◆ Given information:
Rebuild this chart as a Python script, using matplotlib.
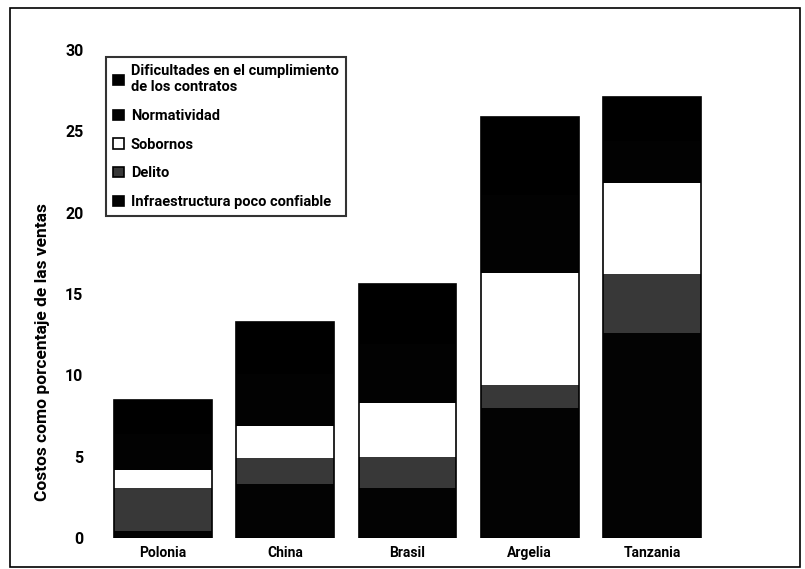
import matplotlib
matplotlib.use("Agg")
import matplotlib.pyplot as plt
from matplotlib.patches import Rectangle, Patch
import numpy as np

plt.rcParams['font.family'] = ['Roboto', 'DejaVu Sans']
plt.rcParams['font.weight'] = 'bold'

paises = ["Polonia", "China", "Brasil", "Argelia", "Tanzania"]
infraestructura = [0.4, 3.3, 3.1, 8.0, 12.6]
delito = [2.7, 1.6, 1.9, 1.4, 3.6]
sobornos = [1.1, 2.0, 3.3, 6.9, 5.6]
normatividad = [2.2, 3.2, 3.6, 4.8, 2.6]
contratos = [2.1, 3.2, 3.7, 4.8, 2.7]

series = [
    ("Infraestructura poco confiable", infraestructura, "#030303"),
    ("Delito", delito, "#383838"),
    ("Sobornos", sobornos, "#ffffff"),
    ("Normatividad", normatividad, "#020202"),
    ("Dificultades en el cumplimiento\nde los contratos", contratos, "#000000"),
]

W, H = 805, 569
fig = plt.figure(figsize=(W / 100, H / 100), dpi=100)
ax = fig.add_axes([100 / W, (H - 538) / H, 615 / W, 488 / H])

x = np.arange(len(paises))
bottom = np.zeros(len(paises))
handles = {}
for name, vals, col in series:
    ax.bar(x, vals, bottom=bottom, width=0.8, color=col, edgecolor=col, linewidth=0)
    bottom += np.array(vals)
    handles[name] = col
ax.bar(x, bottom, width=0.8, fill=False, edgecolor="#000000", linewidth=1.2)

ax.set_xlim(-0.515, 4.515)
ax.set_ylim(0, 30)
ax.set_yticks([0, 5, 10, 15, 20, 25, 30])
ax.set_xticks(x)
ax.set_xticklabels(paises, fontsize=10, fontweight='bold')
ax.tick_params(axis='both', length=0)
ax.tick_params(axis='y', pad=12, labelsize=11.5)
ax.tick_params(axis='x', pad=6, labelsize=10)
for s in ax.spines.values():
    s.set_visible(False)
for lab in ax.get_yticklabels():
    lab.set_fontweight('bold')

fig.text(42 / W, 1 - 352 / H, "Costos como porcentaje de las ventas", rotation=90,
         ha='center', va='center', fontsize=12.5, fontweight='bold')

order = ["Dificultades en el cumplimiento\nde los contratos", "Normatividad", "Sobornos",
         "Delito", "Infraestructura poco confiable"]
leg_handles = [Patch(facecolor=handles[n], edgecolor="#000000", linewidth=1.2) for n in order]
leg = ax.legend(leg_handles, order, loc='upper left', bbox_to_anchor=(6 / 615, 1 - 7 / 488),
                borderaxespad=0, frameon=True, fancybox=False, edgecolor="#000000",
                handlelength=0.7, handleheight=0.7, handletextpad=0.5, borderpad=0.5,
                labelspacing=1.0, prop={'weight': 'bold', 'size': 10.5})
leg.get_frame().set_linewidth(1.5)

fig.patches.append(Rectangle((10 / W, 2 / H), 790 / W, (H - 10) / H, transform=fig.transFigure,
                             fill=False, edgecolor="#000000", linewidth=1.2))

fig.savefig("out.png", dpi=100)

◆ Exercise:
Only lines belong in the copy: transcribe those from the start of the data through the line that contains "plt.rcParams['font.weight'] = 'bold'", and skip the pictures.

◆ In response:
Rebuild this chart as a Python script, using matplotlib.
import matplotlib
matplotlib.use("Agg")
import matplotlib.pyplot as plt
from matplotlib.patches import Rectangle, Patch
import numpy as np

plt.rcParams['font.family'] = ['Roboto', 'DejaVu Sans']
plt.rcParams['font.weight'] = 'bold'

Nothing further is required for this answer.